Enforcement and the EU Data Act
Direct enforcement of Art. 20 by supervisory authorities has been limited compared to other data subject rights. However, the regulatory landscape is shifting:
Twitter / Irish DPC (2020) — The Irish Data Protection Commission fined Twitter EUR 450,000 for breach notification failures, but the investigation also revealed inadequacies in handling data portability requests — delayed processing and incomplete data transfers.
CNIL enforcement programme (2024-2026) — The CNIL has included data subject rights compliance in its enforcement priorities, with specific attention to whether organisations can technically fulfil portability requests within the required timeframe.
The EU Data Act: Expanding Portability Beyond GDPR
The EU Data Act, whose core provisions became applicable on 12 September 2025, extends portability obligations significantly:
- Requires interoperable, structured data formats for all data generated by connected devices — regardless of the GDPR legal basis for processing
- Mandates that cloud and SaaS providers eliminate switching fees and enable seamless provider transitions by September 2027
- Creates portability rights for non-personal data generated by IoT devices, going beyond GDPR Art. 20’s scope
For organisations operating across the EU, the Data Act means portability infrastructure built for GDPR Art. 20 compliance will need to expand to cover non-personal machine-generated data as well. Organisations that apply GDPR outside the EU should also review how GDPR applies to non-EU entities.
FAQ
What is the right to data portability under GDPR?
Art. 20 GDPR gives individuals the right to receive their personal data in a structured, commonly used, and machine-readable format, and to transmit it to another controller without hindrance. It applies only to data processed by automated means, based on consent or contract performance, and limited to data “provided by” the data subject.
Does the right to data portability apply to all personal data?
No. It applies only to data provided by the individual (actively submitted or observed through use of the service), processed based on consent (Art. 6(1)(a)) or contract (Art. 6(1)(b)), and processed by automated means. Inferred data (credit scores, algorithmic profiles) and data processed under legitimate interests or legal obligation are excluded.
How does data portability differ from the right of access?
The right of access (Art. 15) covers all personal data about the data subject, under any legal basis, in any intelligible format. Data portability (Art. 20) is narrower: only consent/contract-based data, only data provided by the data subject, and it must be in a machine-readable format. Portability also includes the right to direct controller-to-controller transfer, which access does not.
Within what timeframe must organisations respond to data portability requests?

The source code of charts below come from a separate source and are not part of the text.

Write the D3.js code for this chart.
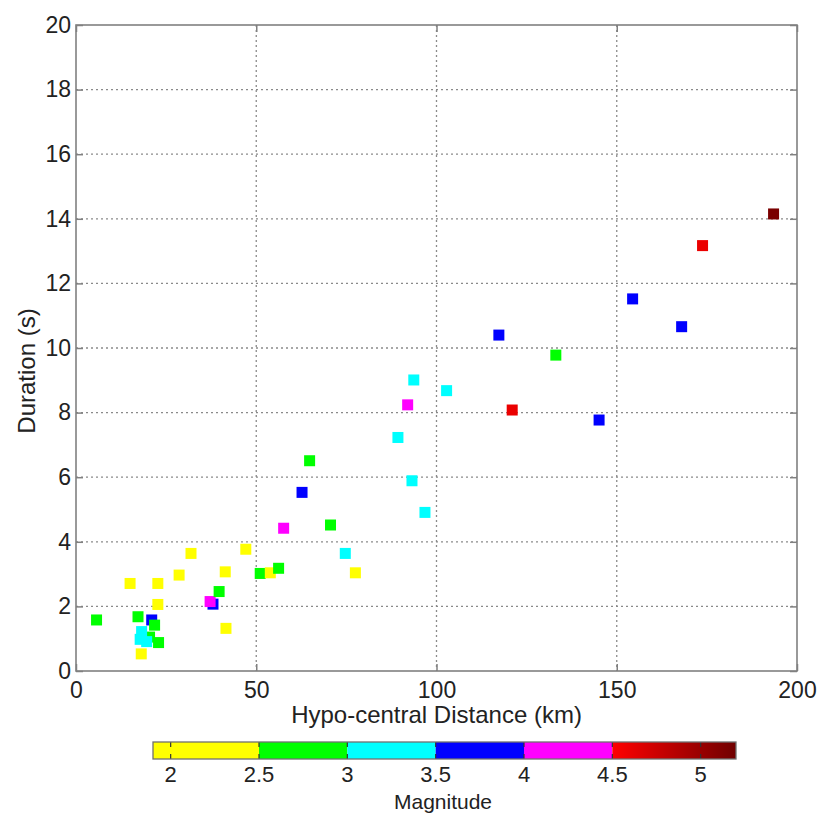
<!DOCTYPE html>
<html>
<head>
<meta charset="utf-8">
<script src="https://cdn.jsdelivr.net/npm/d3@7"></script>
<style>
  body { margin: 0; background: #fff; }
  text { font-family: "Liberation Sans", Arial, sans-serif; fill: #222; }
</style>
</head>
<body>
<svg id="chart" width="823" height="813"></svg>
<script>
// ---- data ----
const distance = [5.7, 15.0, 22.7, 22.7, 28.6, 31.9, 41.4, 47.1, 41.6, 18.1,
  17.2, 21.0, 21.8, 20.4, 18.2, 17.8, 19.6, 22.9, 38.0, 37.2,
  39.7, 51.1, 53.9, 56.2, 64.8, 62.7, 57.6, 70.6, 74.7, 77.5,
  117.3, 133.1, 93.7, 102.8, 92.0, 121.0, 89.3, 93.2, 96.8, 193.5,
  173.8, 154.4, 168.0, 145.1];
const duration = [1.58, 2.71, 2.71, 2.06, 2.97, 3.64, 3.07, 3.77, 1.32, 0.53,
  1.68, 1.58, 1.42, 1.05, 1.22, 0.98, 0.91, 0.88, 2.07, 2.15,
  2.46, 3.02, 3.04, 3.18, 6.51, 5.53, 4.42, 4.52, 3.64, 3.04,
  10.40, 9.78, 9.01, 8.68, 8.24, 8.08, 7.23, 5.89, 4.91, 14.15,
  13.17, 11.52, 10.66, 7.77];
const magnitude = [2.7, 2.2, 2.2, 2.2, 2.2, 2.2, 2.2, 2.2, 2.2, 2.2,
  2.7, 3.7, 2.7, 2.7, 3.2, 3.2, 3.2, 2.7, 3.7, 4.2,
  2.7, 2.7, 2.2, 2.7, 2.7, 3.7, 4.2, 2.7, 3.2, 2.2,
  3.7, 2.7, 3.2, 3.2, 4.2, 4.6, 3.2, 3.2, 3.2, 5.15,
  4.6, 3.7, 3.7, 3.7];
const xTicks = [0, 50, 100, 150, 200];
const yTicks = [0, 2, 4, 6, 8, 10, 12, 14, 16, 18, 20];
const cbTicks = [2, 2.5, 3, 3.5, 4, 4.5, 5];
const cbBins = [2.5, 3, 3.5, 4, 4.5];
const cbColors = ["#ffff00", "#00ff00", "#00ffff", "#0000ff", "#ff00ff"];
const cbDomain = [1.9, 5.2];

// ---- layout ----
const svg = d3.select("#chart");
const L = 76, R = 797, T = 25, B = 671;
const x = d3.scaleLinear().domain([0, 200]).range([L, R]);
const y = d3.scaleLinear().domain([0, 20]).range([B, T]);
const redScale = d3.scaleLinear().domain([4.5, 5.2]).range(["#ff0000", "#700000"]);
const binScale = d3.scaleThreshold().domain(cbBins).range(cbColors.concat(["#ff0000"]));
const color = m => m >= 4.5 ? redScale(m) : binScale(m);

// grid
const grid = svg.append("g").attr("stroke", "#8a8a8a").attr("stroke-width", 1.3)
  .attr("stroke-dasharray", "2,3");
grid.selectAll(".gx").data(xTicks.slice(1, -1)).join("line")
  .attr("x1", d => x(d)).attr("x2", d => x(d)).attr("y1", T).attr("y2", B);
grid.selectAll(".gy").data(yTicks.slice(1, -1)).join("line")
  .attr("y1", d => y(d)).attr("y2", d => y(d)).attr("x1", L).attr("x2", R);

// axes
const gx = svg.append("g").attr("transform", `translate(0,${B})`)
  .call(d3.axisBottom(x).tickValues(xTicks).tickSize(-7).tickPadding(11).tickSizeOuter(0));
const gy = svg.append("g").attr("transform", `translate(${L},0)`)
  .call(d3.axisLeft(y).tickValues(yTicks).tickSize(-7).tickPadding(5).tickSizeOuter(0));
const gxt = svg.append("g").attr("transform", `translate(0,${T})`)
  .call(d3.axisTop(x).tickValues(xTicks).tickSize(-7).tickFormat("").tickSizeOuter(0));
const gyr = svg.append("g").attr("transform", `translate(${R},0)`)
  .call(d3.axisRight(y).tickValues(yTicks).tickSize(-7).tickFormat("").tickSizeOuter(0));
[gx, gy, gxt, gyr].forEach(g => {
  g.select(".domain").remove();
  g.selectAll(".tick line").attr("stroke", "#808080").attr("stroke-width", 1.5);
  g.selectAll(".tick text").attr("font-size", 23).attr("fill", "#222")
    .attr("font-family", "'Liberation Sans', Arial, sans-serif");
});
svg.append("rect").attr("x", L).attr("y", T).attr("width", R - L).attr("height", B - T)
  .attr("fill", "none").attr("stroke", "#808080").attr("stroke-width", 1.6);

// points
const pts = distance.map((d, i) => ({ d, t: duration[i], m: magnitude[i] }));
svg.append("g").selectAll("rect").data(pts).join("rect")
  .attr("x", p => x(p.d) - 5.5).attr("y", p => y(p.t) - 5.5)
  .attr("width", 11).attr("height", 11)
  .attr("fill", p => color(p.m));

// axis titles
svg.append("text").attr("x", (L + R) / 2).attr("y", 723).attr("text-anchor", "middle")
  .attr("font-size", 24).text("Hypo-central Distance (km)");
svg.append("text").attr("transform", "translate(35,371) rotate(-90)")
  .attr("text-anchor", "middle").attr("font-size", 24).text("Duration (s)");

// colorbar
const cbX0 = 153, cbX1 = 736, cbY = 742, cbH = 17;
const cx = d3.scaleLinear().domain(cbDomain).range([cbX0, cbX1]);
const defs = svg.append("defs");
const grad = defs.append("linearGradient").attr("id", "redgrad");
grad.append("stop").attr("offset", "0%").attr("stop-color", redScale(4.5));
grad.append("stop").attr("offset", "100%").attr("stop-color", redScale(5.2));
const bounds = [cbDomain[0]].concat(cbBins).concat([cbDomain[1]]);
const segs = cbColors.map((c, i) => ({ a: bounds[i], b: bounds[i + 1], c }));
svg.append("g").selectAll("rect").data(segs).join("rect")
  .attr("x", s => cx(s.a)).attr("y", cbY).attr("width", s => cx(s.b) - cx(s.a)).attr("height", cbH)
  .attr("fill", s => s.c);
svg.append("rect").attr("x", cx(4.5)).attr("y", cbY).attr("width", cx(cbDomain[1]) - cx(4.5))
  .attr("height", cbH).attr("fill", "url(#redgrad)");
const cbt = svg.append("g").attr("stroke", "#333").attr("stroke-width", 1.2);
cbt.selectAll(".t1").data(cbTicks).join("line")
  .attr("x1", d => cx(d)).attr("x2", d => cx(d)).attr("y1", cbY).attr("y2", cbY + 5);
cbt.selectAll(".t2").data(cbTicks).join("line")
  .attr("x1", d => cx(d)).attr("x2", d => cx(d)).attr("y1", cbY + cbH - 5).attr("y2", cbY + cbH);
svg.append("rect").attr("x", cbX0).attr("y", cbY).attr("width", cbX1 - cbX0).attr("height", cbH)
  .attr("fill", "none").attr("stroke", "#707070").attr("stroke-width", 1.3);
svg.append("g").selectAll("text").data(cbTicks).join("text")
  .attr("x", d => cx(d)).attr("y", 782).attr("text-anchor", "middle").attr("font-size", 22)
  .text(d => d);
svg.append("text").attr("x", 443).attr("y", 809).attr("text-anchor", "middle")
  .attr("font-size", 21).text("Magnitude");
</script>
</body>
</html>
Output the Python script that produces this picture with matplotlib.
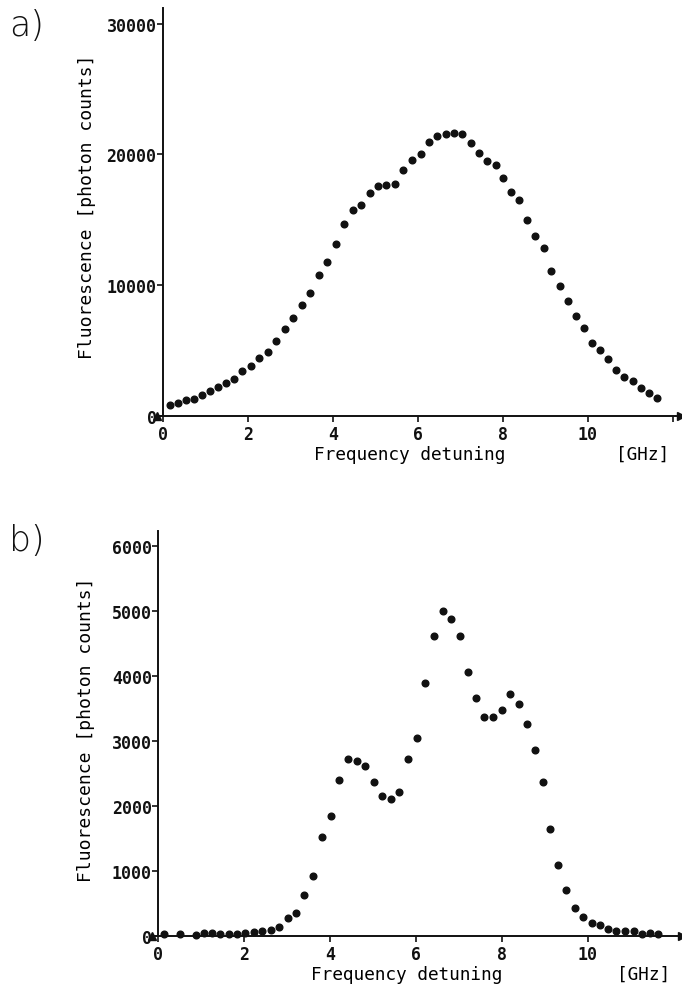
import matplotlib
matplotlib.use("Agg")
import matplotlib.pyplot as plt
import matplotlib.transforms as mtransforms
import numpy as np

# panel a) broad fluorescence profile
freq_a = [0.17, 0.36, 0.55, 0.74, 0.92, 1.11, 1.30, 1.49, 1.68, 1.87,
          2.07, 2.27, 2.47, 2.67, 2.87, 3.07, 3.27, 3.47, 3.67, 3.87,
          4.07, 4.27, 4.47, 4.67, 4.87, 5.07, 5.26, 5.47, 5.66, 5.87,
          6.07, 6.27, 6.46, 6.66, 6.85, 7.05, 7.25, 7.44, 7.64, 7.83,
          8.00, 8.19, 8.38, 8.57, 8.76, 8.96, 9.14, 9.34, 9.53, 9.72,
          9.91, 10.09, 10.28, 10.48, 10.67, 10.86, 11.06, 11.25, 11.44, 11.62]
counts_a = [819, 972, 1178, 1278, 1584, 1867, 2196, 2525, 2808, 3397,
            3826, 4392, 4897, 5715, 6633, 7498, 8447, 9388, 10765, 11737,
            13160, 14644, 15715, 16121, 17039, 17598, 17674, 17705, 18776, 19587,
            20023, 20918, 21400, 21553, 21630, 21530, 20865, 20077, 19510, 19181,
            18164, 17138, 16526, 14950, 13772, 12808, 11094, 9946, 8799, 7628,
            6710, 5562, 5050, 4315, 3519, 2984, 2654, 2142, 1760, 1354]

# panel b) resolved structure
freq_b = [0.15, 0.51, 0.88, 1.08, 1.26, 1.45, 1.65, 1.84, 2.03, 2.23,
          2.43, 2.63, 2.82, 3.02, 3.21, 3.41, 3.61, 3.81, 4.02, 4.22,
          4.43, 4.63, 4.83, 5.02, 5.22, 5.42, 5.62, 5.82, 6.02, 6.22,
          6.43, 6.64, 6.83, 7.02, 7.22, 7.41, 7.60, 7.80, 8.00, 8.20,
          8.40, 8.60, 8.78, 8.96, 9.13, 9.32, 9.51, 9.70, 9.90, 10.10,
          10.29, 10.48, 10.67, 10.87, 11.08, 11.27, 11.46, 11.65]
counts_b = [26, 26, 5, 37, 37, 26, 26, 26, 37, 62,
            68, 83, 129, 268, 345, 627, 925, 1516, 1840, 2404,
            2723, 2687, 2620, 2363, 2157, 2111, 2219, 2723, 3051, 3889,
            4622, 5008, 4880, 4613, 4063, 3658, 3365, 3365, 3477, 3719,
            3565, 3267, 2866, 2373, 1649, 1094, 704, 427, 283, 196,
            165, 103, 77, 68, 68, 31, 42, 26]

yticks_a = [0, 10000, 20000, 30000]
yticks_b = [0, 1000, 2000, 3000, 4000, 5000, 6000]

W, H = 682, 987
fig = plt.figure(figsize=(W / 100, H / 100), dpi=100)
mono = "DejaVu Sans Mono"
ink = "#111111"


def make_panel(rect, x, y, yticks, ytop, xticks, xticklabels, letter, letter_y,
               ylab_x, ylab_y):
    ax = fig.add_axes(rect)
    ax.plot(x, y, "o", ms=4.8, color=ink, mec=ink, clip_on=False)
    ax.set_xlim(-0.14, 12.2)
    ax.set_ylim(0, ytop)
    for s in ("top", "right"):
        ax.spines[s].set_visible(False)
    ax.spines["left"].set_position(("data", 0))
    for s in ("left", "bottom"):
        ax.spines[s].set_linewidth(1.4)
        ax.spines[s].set_color(ink)
    ax.set_yticks(yticks)
    ax.set_yticklabels([str(v) for v in yticks], fontfamily=mono,
                       fontweight="bold", fontsize=12)
    ax.set_xticks(xticks)
    ax.set_xticklabels(xticklabels, fontfamily=mono, fontweight="bold", fontsize=12)
    ax.tick_params(axis="y", direction="out", length=4, width=1.2, pad=0.5, colors=ink)
    ax.tick_params(axis="x", direction="out", length=4, width=1.2, pad=3, colors=ink)
    # arrow heads
    ax.plot(0, 1, "^", ms=6, color=ink, transform=ax.get_yaxis_transform(), clip_on=False)
    ax.plot(1, 0, ">", ms=6, color=ink, transform=ax.transAxes, clip_on=False)
    ax.set_ylabel("Fluorescence [photon counts]", fontfamily=mono, fontsize=13)
    ax.yaxis.set_label_coords(ylab_x, ylab_y)
    tr = mtransforms.blended_transform_factory(ax.transData, ax.transAxes)
    ax.annotate("Frequency detuning", xy=(5.8, 0), xycoords=tr,
                xytext=(0, -27.5), textcoords="offset points",
                ha="center", va="center", fontfamily=mono, fontsize=12.8)
    ax.annotate("[GHz]", xy=(11.3, 0), xycoords=tr,
                xytext=(0, -27.5), textcoords="offset points",
                ha="center", va="center", fontfamily=mono, fontsize=12.8)
    fig.text(27 / W, 1 - letter_y / H, letter, fontsize=25, fontweight="light",
             ha="center", va="center", color=ink)
    return ax


# top panel: y=0 at 416.7 px, 30000 at ~25 px
make_panel([156.8 / W, 1 - 416.7 / H, 524.5 / W, 407.7 / H],
           freq_a, counts_a, yticks_a, 31200,
           [0, 2, 4, 6, 8, 10, 12], ["0", "2", "4", "6", "8", "10", ""],
           "a)", 26, -0.115, 0.514)

# bottom panel: y=0 at 936.7 px
make_panel([152.0 / W, 1 - 936.7 / H, 530.0 / W, 405.0 / H],
           freq_b, counts_b, yticks_b, 6240,
           [0, 2, 4, 6, 8, 10], ["0", "2", "4", "6", "8", "10"],
           "b)", 541, -0.108, 0.51)

fig.savefig("out.png", dpi=100, facecolor="white")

One month from receipt of the request, per Art. 12(3). This can be extended by a further two months for complex or numerous requests, but the controller must inform the data subject of the extension and the reasons within the first month. Failure to respond within the deadline is an independent infringement.
Conclusion
The right to data portability GDPR under Art. 20 empowers individuals to move their data between services, but its scope is deliberately narrower than the right of access. It applies only to consent- or contract-based automated processing, only to data provided by the data subject, and must be delivered in a machine-readable format. With the EU Data Act extending portability beyond GDPR’s boundaries from September 2025, organisations that build robust export infrastructure now will be better positioned for the expanding regulatory requirements ahead.